Apple’s work on synthesizing voices could eventually be incorporated into an in-house dubbing process around original content for Apple’s entertainment offering, Apple TV+. Apple has reportedly budgeted billions of dollars for the streaming service.
Another investment that might pave the way for other use cases is Apple’s 2020 acquisition of Voysis, an AI startup whose platform enables retailers to add voice to their websites and mobile apps.
Apple’s recent research suggests other possible directions for voice producers’ work, namely speech-to-speech translation and bilingual text-to-speech, in which a monolingual voice is “taught” to speak a second language.

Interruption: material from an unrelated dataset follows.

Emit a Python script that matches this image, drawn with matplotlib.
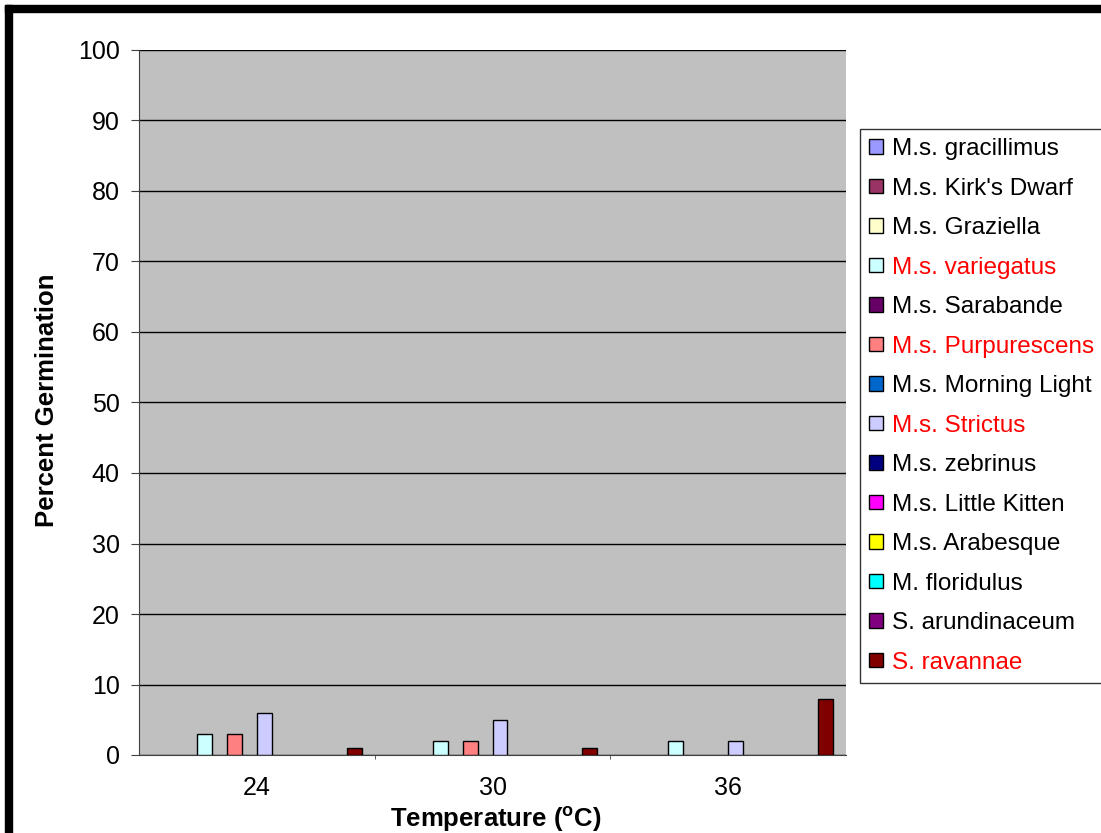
import numpy as np
import matplotlib
matplotlib.use("Agg")
import matplotlib.pyplot as plt
from matplotlib.patches import Patch, Rectangle

plt.rcParams['font.family'] = ['Liberation Sans', 'DejaVu Sans']

temps = ['24', '30', '36']
species = ['M.s. gracillimus', "M.s. Kirk's Dwarf", 'M.s. Graziella', 'M.s. variegatus',
           'M.s. Sarabande', 'M.s. Purpurescens', 'M.s. Morning Light', 'M.s. Strictus',
           'M.s. zebrinus', 'M.s. Little Kitten', 'M.s. Arabesque', 'M. floridulus',
           'S. arundinaceum', 'S. ravannae']
gracillimus = [0, 0, 0]
kirks_dwarf = [0, 0, 0]
graziella = [0, 0, 0]
variegatus = [3, 2, 2]
sarabande = [0, 0, 0]
purpurescens = [3, 2, 0]
morning_light = [0, 0, 0]
strictus = [6, 5, 2]
zebrinus = [0, 0, 0]
little_kitten = [0, 0, 0]
arabesque = [0, 0, 0]
floridulus = [0, 0, 0]
arundinaceum = [0, 0, 0]
ravannae = [1, 1, 8]
values = [gracillimus, kirks_dwarf, graziella, variegatus, sarabande, purpurescens,
          morning_light, strictus, zebrinus, little_kitten, arabesque, floridulus,
          arundinaceum, ravannae]
colors = ['#9999FF', '#993366', '#FFFFCC', '#CCFFFF', '#660066', '#FF8080', '#0066CC',
          '#CCCCFF', '#000080', '#FF00FF', '#FFFF00', '#00FFFF', '#800080', '#800000']
red_labels = ['M.s. variegatus', 'M.s. Purpurescens', 'M.s. Strictus', 'S. ravannae']

W, H = 1101, 833
fig = plt.figure(figsize=(W / 100, H / 100), dpi=100)
ax = fig.add_axes([139 / W, 1 - 755 / H, (846 - 139) / W, (755 - 50) / H])
ax.set_facecolor('#C0C0C0')

x = np.arange(len(temps))
bw = 15 / 236
for i, (vals, c) in enumerate(zip(values, colors)):
    v = np.array(vals, dtype=float)
    keep = v > 0
    ax.bar(x[keep] + (i - 6.5) * bw, v[keep], width=bw, color=c, edgecolor='black', linewidth=1, zorder=3)

ax.set_xlim(-0.5, 2.5)
ax.set_ylim(0, 100)
ax.set_yticks(np.arange(0, 101, 10))
ax.yaxis.grid(True, color='black', linewidth=1, zorder=1)
ax.set_axisbelow(True)
ax.tick_params(axis='y', labelsize=18, length=6, color='#404040', pad=8)
ax.set_xticks(x)
ax.set_xticklabels(temps)
ax.set_xticks([0.5, 1.5], minor=True)
ax.tick_params(axis='x', which='major', length=0, labelsize=18, pad=15)
ax.tick_params(axis='x', which='minor', length=3, color='#404040')
for s in ['top', 'right']:
    ax.spines[s].set_visible(False)
for s in ['left', 'bottom']:
    ax.spines[s].set_color('#404040')

fig.text(47 / W, 1 - 400 / H, 'Percent Germination', rotation=90, ha='center', va='center',
         fontsize=18.5, fontweight='bold')
fig.text(496 / W, 1 - 819 / H, r'Temperature ($\mathregular{^o}$C)', ha='center', va='center',
         fontsize=18.5, fontweight='bold')

handles = [Patch(facecolor=c, edgecolor='black', linewidth=1) for c in colors]
leg = fig.legend(handles, species, loc='upper left', bbox_to_anchor=(860 / W, 1 - 129 / H),
                 frameon=True, fancybox=False, edgecolor='black', fontsize=17.5,
                 handlelength=0.55, handleheight=0.55, handletextpad=0.4, labelspacing=0.72,
                 borderpad=0.38, borderaxespad=0)
leg.get_frame().set_linewidth(1)
for t in leg.get_texts():
    if t.get_text() in red_labels:
        t.set_color('#FF0000')

# black frame on top and left edges
fig.patches.append(Rectangle((5 / W, 0), 7 / W, 1 - 5 / H, transform=fig.transFigure,
                             color='black', zorder=10))
fig.patches.append(Rectangle((5 / W, 1 - 12 / H), 1, 7 / H, transform=fig.transFigure,
                             color='black', zorder=10))

fig.savefig('out.png', dpi=100)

Naturally, competitors are also hard at work on voice synthesis research, right up to aspirational improvements to lip movement sync — that is, matching a speaker’s lip movements to translated audio (e.g., Synthesia).
In 2019, Google debuted Translatotron (Pro), a proof-of-concept, speech-to-speech translation system that skips the traditional text translation step. A November 2020 paper on Google’s work with AI lab DeepMind introduced a system for “large-scale multilingual audiovisual dubbing.” Amazon, meanwhile, explored automated English to Italian dubbing in a January 2020 study (Pro).
Since slots for voice producers are open in several languages, it stands to reason that Apple may have set its sights on adding new language combinations or voice “styles” to Siri’s repertoire. Past voice producer postings sought speakers of Arabic, French, Russian, Spanish, and Turkish. (Siri is currently available in 21 languages, although its neural text-to-voice feature is an option in fewer locales.)
In some ways, the ideal creative producer for voice is a jack of all trades. They will hire and manage personnel, such as talent coaches and script supervisors, and coordinate with a variety of colleagues, including writers, translators, engineers, and marketing experts. Voice producers will also be expected to master a number of tools for specific technical work: tracking production progress, validating and improving dialogue translations, and verifying and correcting pronunciation.
Who might fit the bill for such a multifaceted role? Apple is especially interested in hearing from professionals with experience directing audio and video productions; previous relationships with production and post-production houses; knowledge of phonetics and linguistics; and, depending on the specific job post, native fluency in Cantonese, Italian, Japanese, or Mandarin.